With the fact that anybody with a motherboard less than three years old will probably be able to run two AMD graphics cards in their machine, PSU willing, that's looking like a world-beating setup.

Add in the fact that certain Radeon HD 6950s can be unlocked to function like HD 6970s, for a good deal cheaper, and it really is a no-brainer as to where the smart graphics money gets spent.

For all that though Zotac's Nvidia GeForce GTX 590 does represent some impressive technological engineering.

Being able to run two GF 110 GPUs on a single PCB without melting a hole in the side of your chassis is impressive. As is the fact that it actually runs quieter and cooler than the competing AMD HD 6990 too.

It's a much more elegant solution too, being nearly an inch shorter than the competition and a little thinner too.

Unfortunately they do both still generate a lot of heat and the symmetrical design means a great deal of warm air is being pushed back into your case as well.

So decent airflow is a must, but also a lot trickier to create with the turbulence the GTX 590's fan will create.
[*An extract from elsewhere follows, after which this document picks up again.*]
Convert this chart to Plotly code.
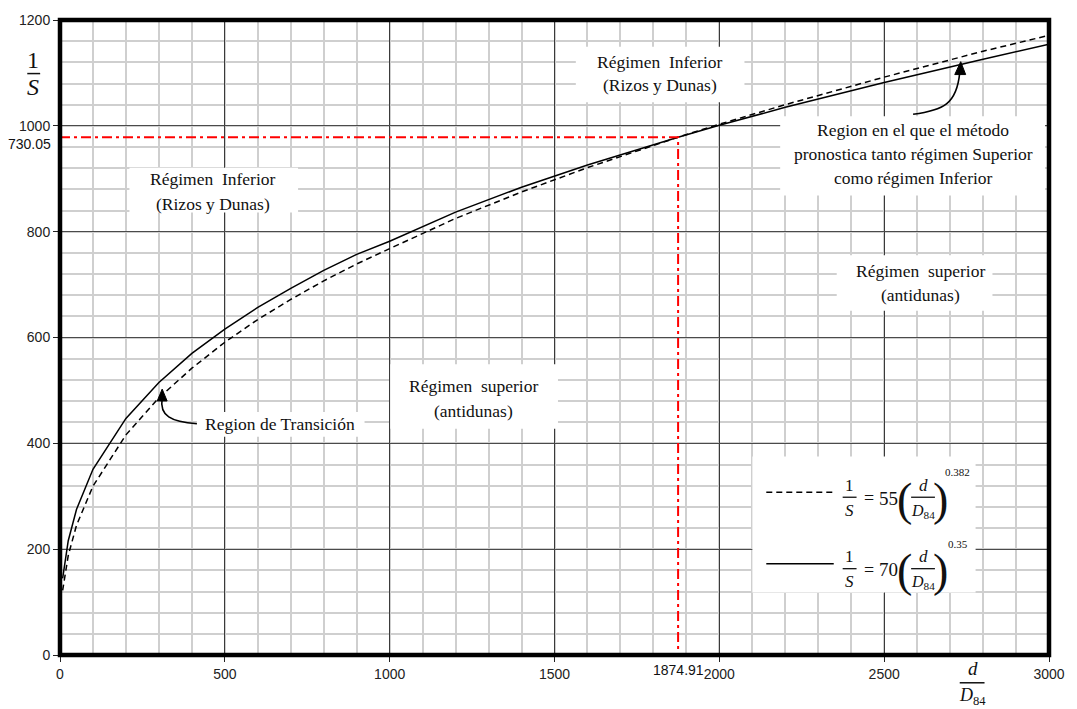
import plotly.graph_objects as go

# ---- data -------------------------------------------------------------
d_ratio = [8, 25, 50, 100, 200, 300, 400, 500, 600, 700, 800, 900, 1000,
           1200, 1400, 1600, 1874.91, 2000, 2200, 2500, 2800, 3000]
# 1/S = 70 (d/D84)^0.35  (solid)
inv_s_solid = [145, 216, 275, 351, 447, 515, 570, 616, 657, 693, 727, 757, 782,
               837, 884, 926, 978.5, 1001, 1035, 1082, 1126, 1154]
# 1/S = 55 (d/D84)^0.382  (dashed)
inv_s_dashed = [122, 188, 245, 319, 416, 486, 542, 591, 634, 672, 707, 739, 768,
                825, 875, 921, 978.5, 1003, 1040, 1092, 1141, 1171]

cross_x = 1874.91
cross_y = 978.5
cross_x_label = "1874.91"
cross_y_label = "730.05"

x_ticks = [0, 500, 1000, 1500, 2000, 2500, 3000]
y_ticks = [0, 200, 400, 600, 800, 1000, 1200]

# ---- figure geometry (pixels) -----------------------------------------
W, H = 1077, 709
L, R, T, B = 60, 1057, 15, 655


def px(x):
    return (x - L) / (R - L)


def py(y):
    return (B - y) / (B - T)


SERIF = "Liberation Serif"
SANS = "Liberation Sans"

fig = go.Figure()

fig.add_trace(go.Scatter(x=d_ratio, y=inv_s_dashed, mode="lines",
                         line=dict(color="black", width=1.5, dash="6px,4px"),
                         hoverinfo="skip", showlegend=False))
fig.add_trace(go.Scatter(x=d_ratio, y=inv_s_solid, mode="lines",
                         line=dict(color="black", width=1.5),
                         hoverinfo="skip", showlegend=False))
fig.add_trace(go.Scatter(x=[0, cross_x, cross_x], y=[cross_y, cross_y, 0],
                         mode="lines",
                         line=dict(color="#ff0000", width=2,
                                   dash="10px,4px,3px,4px"),
                         hoverinfo="skip", showlegend=False))

shapes = []
annotations = []


def white_box(x0, y0, x1, y1):
    shapes.append(dict(type="rect", xref="paper", yref="paper",
                       x0=px(x0), x1=px(x1), y0=py(y1), y1=py(y0),
                       fillcolor="white", line=dict(width=0), layer="above"))


def text(x, y, s, size=17.5, family=SERIF, xanchor="center", yanchor="middle"):
    annotations.append(dict(xref="paper", yref="paper", x=px(x), y=py(y),
                            text=s, showarrow=False,
                            xanchor=xanchor, yanchor=yanchor,
                            font=dict(family=family, size=size, color="#111")))


def hbar(x0, x1, y, width=1.3):
    shapes.append(dict(type="line", xref="paper", yref="paper",
                       x0=px(x0), x1=px(x1), y0=py(y), y1=py(y),
                       line=dict(color="#111", width=width), layer="above"))


def path(points_cmd, **kw):
    shapes.append(dict(type="path", xref="paper", yref="paper",
                       path=points_cmd, layer="above", **kw))


def p(x, y):
    return f"{px(x):.5f},{py(y):.5f}"


NB = "\u00a0"

# region labels on white boxes
white_box(580, 42, 750, 98)
text(665, 57, f"Régimen{NB} Inferior")
text(665, 81, "(Rizos y Dunas)")

white_box(130, 164, 300, 209)
text(214, 175, f"Régimen{NB} Inferior")
text(214, 200, "(Rizos y Dunas)")

white_box(393, 362, 562, 427)
text(477, 384, f"Régimen{NB} superior")
text(477, 409, "(antidunas)")

white_box(843, 252, 1000, 308)
text(927, 268, f"Régimen{NB} superior")
text(927, 292, "(antidunas)")

white_box(786, 112, 1053, 192)
text(920, 126, "Region en el que el método")
text(920, 150, "pronostica tanto régimen Superior")
text(920, 174, "como régimen Inferior")

white_box(198, 410, 367, 435)
text(282, 422, "Region de Transición")

# curved pointers
path(f"M {p(198, 422)} C {p(172, 420)} {p(160, 414)} {p(163, 396)}",
     line=dict(color="black", width=1.6))
path(f"M {p(158, 399)} L {p(163, 387)} L {p(168, 399)} Z",
     line=dict(color="black", width=1), fillcolor="black")
path(f"M {p(920, 110)} C {p(950, 106)} {p(964, 100)} {p(967, 68)}",
     line=dict(color="black", width=1.6))
path(f"M {p(962, 70)} L {p(968, 57)} L {p(973, 70)} Z",
     line=dict(color="black", width=1), fillcolor="black")

# equation key
white_box(758, 455, 983, 592)
rows = [(491, "55", "0.382", "6px,4px"), (563, "70", "0.35", "solid")]
for yl, coef, expo, dash in rows:
    shapes.append(dict(type="line", xref="paper", yref="paper",
                       x0=px(772), x1=px(840), y0=py(yl), y1=py(yl),
                       line=dict(color="black", width=1.5, dash=dash),
                       layer="above"))
    yc = yl + 5
    text(856, yc - 12, "1", size=17)
    hbar(849, 863, yc)
    text(856, yc + 13, "<i>S</i>", size=17)
    text(876, yc + 1, "=", size=18)
    text(895, yc + 1, coef, size=19)
    text(911, yc + 2, "(", size=46)
    text(930, yc - 12, "<i>d</i>", size=17)
    hbar(918, 942, yc)
    text(930, yc + 14, "<i>D</i><sub>84</sub>", size=16)
    text(948, yc + 2, ")", size=46)
    text(965, yc - 25, expo, size=11)

# axis titles as fractions
text(33, 55, "1", size=24)
hbar(27, 40, 69, width=1.5)
text(33, 83, "<i>S</i>", size=24)

text(980, 669, "<i>d</i>", size=19)
hbar(967, 992, 683, width=1.5)
text(980, 697, "<i>D</i><sub>84</sub>", size=18)

# special tick labels at the crossing point
text(53, 140, cross_y_label, size=14, family=SANS, xanchor="right")
text(683, 670, cross_x_label, size=14, family=SANS)

# heavy frame
shapes.append(dict(type="rect", xref="paper", yref="paper", x0=0, x1=1,
                   y0=0, y1=1, line=dict(color="black", width=4.5),
                   layer="above"))

fig.update_layout(
    width=W, height=H,
    margin=dict(l=L, r=W - R, t=T, b=H - B),
    paper_bgcolor="white", plot_bgcolor="white",
    shapes=shapes, annotations=annotations,
    showlegend=False,
    xaxis=dict(range=[0, 3000], tickvals=x_ticks, ticks="outside",
               ticklen=6, tickcolor="#222", showgrid=True,
               gridcolor="#3a3a3a", gridwidth=1, zeroline=False,
               showline=False,
               tickfont=dict(family=SANS, size=14, color="#222"),
               minor=dict(dtick=100, showgrid=True, gridcolor="#cfcfcf",
                          gridwidth=1.5)),
    yaxis=dict(range=[0, 1200], tickvals=y_ticks, ticks="outside",
               ticklen=6, tickcolor="#222", showgrid=True,
               gridcolor="#4a4a4a", gridwidth=1.2, zeroline=False,
               showline=False,
               tickfont=dict(family=SANS, size=14, color="#222"),
               minor=dict(dtick=40, showgrid=True, gridcolor="#cfcfcf",
                          gridwidth=1.5)),
)

fig.write_html("out.html")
But for us it's all about performance and Zotac's Nvidia GeForce GTX 590 just doesn't have the wow-factor to really justify that huge outlay.

We were hoping for something a bit more special, and, to be honest, we're a little disappointed.

We liked:

Mounting two of its top-end Fermi GPUs onto a single slab of PCB, and still being able to get it running without a meltdown is impressive.

As is the noise. It's by no means a silent card – you'll definitely know it's there – but it's nowhere near as bad as a twin GTX 580 setup.

It's also a very elegantly-designed card too. It's only a tad longer than a single-GPU GTX 580, and significantly smaller than the Radeon HD 6990.

We disliked:

Sadly our big problem is the performance.

It's still a very fast card, but given that Nvidia waited until the competition was out we expected the GTX 590 to take the speed crown, even if it was only by a small margin.

What's happened is that each company has its own benchmark wins and no across-the-board winner.

We're also a little unsure about the symmetrical design. We appreciate the need to cool both chips equally, but blowing so much hot air back into the case is not going to do good things for the rest of your components.

Water-cooling is the only way forward then…

Final Word:

So in the end we have a very fast card, as fast as AMD's very fast card. But is there really a place for such a beast in the world today?